The columnar storage file of SPL is called the composite table, which implements the above data storing, minmax index and double increment segmentation mechanism.

A B C
1 =file(“data.ctx”) =file(“date.btx”)
2 =A1.create(…) =A2.append(B1.cursor@b())
3 =A1.open()
4 =A3.cursor(…;;4:10) =A3.cursor(…;;5:10) =A3.cursor(…;23:100)
5 =A4.fetch(1) =B4.fetch(100) =C4.fetch()

Unlike bin files, a composite table needs to be created before appending data (A2 creates, B2 appends data). When creating a composite table, we need to first specify the data structure (part… in A2), which is somewhat similar to the need to CREATE TABLE for tables in the database. A4, B4 and C4 generate the cursors of different segments. Note that one more semicolon should be written. When creating a composite table, columnar storage will be used by default. When reading, specify the field names to be used in the parameters (… in A4, B4, C4), so as to take advantage of columnar storage to reduce the amount of reading.

The encoding method of structured data is generally not very compact (even if the optimization method mentioned in the previous section is used), so there is often some room for compression. After the data is compressed, the space occupation of the hard disk can be reduced, so as to reduce the reading time, but decompression will increase the amount of CPU computing and consume more computing time. The compression effect is also related to the algorithm used. Algorithms with high compression rate usually occupy more CPU time during decompression. Therefore, whether to compress or not is not a definite choice. It can only be determined according to the actual situation or even after certain tests.
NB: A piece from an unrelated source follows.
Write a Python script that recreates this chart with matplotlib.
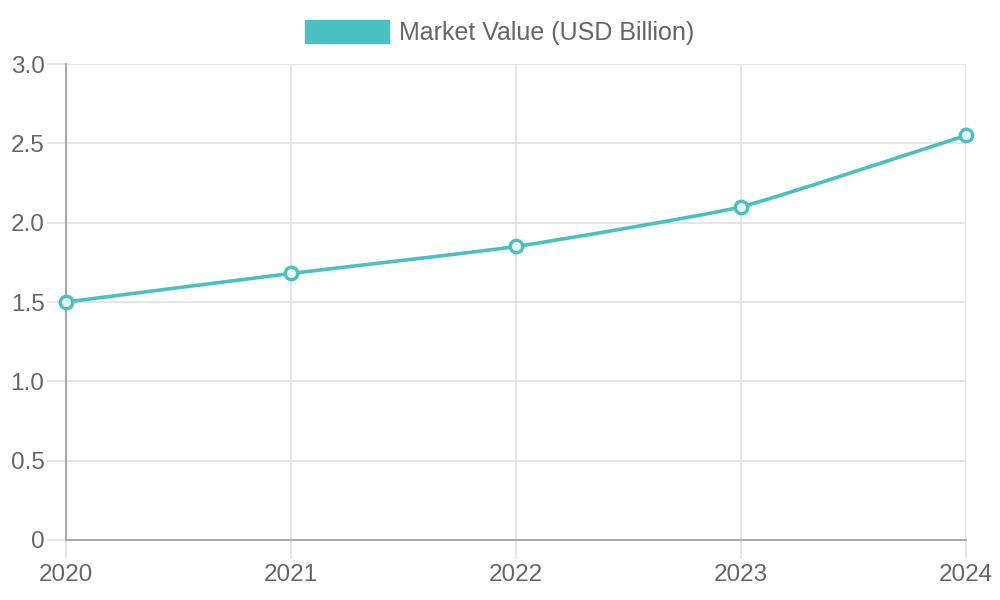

Columnar storage is more conducive to data compression than row-based storage. In structured data, the data type of the same field is generally the same, and even the values are very close in some cases. The data blocks composed of such a batch of data usually have a good compression rate.

Columnar storage and compression are used by default when creating a composite table. SPL provides options for the user to choose row-based storage or no compression.

When column storage is adopted, if a field in the data table is orderly, it means that the field values of adjacent records are more likely to be the same. In this way, only the number of duplicates and one value can be stored instead of storing the same value many times, and the saved space is considerable.

In order to use this scheme, we can sort the data in advance and then store it in the file. However, a data table can only have one sort scheme. When it is ordered by field A, it cannot be ordered by field B at the same time. Which field should be preferred in sorting?

If we do not need to consider other factors, we can generally choose the field with more repetition to be listed first. To be precise, if T.id(A).len()is less than T.id(B).len(), then sort by A first and then by B, the space occupied is usually less.

When the ordered data is appended to the columnar storage composite table, SPL will automatically execute the above scheme, only record the value once and number of repetitions, without user intervention.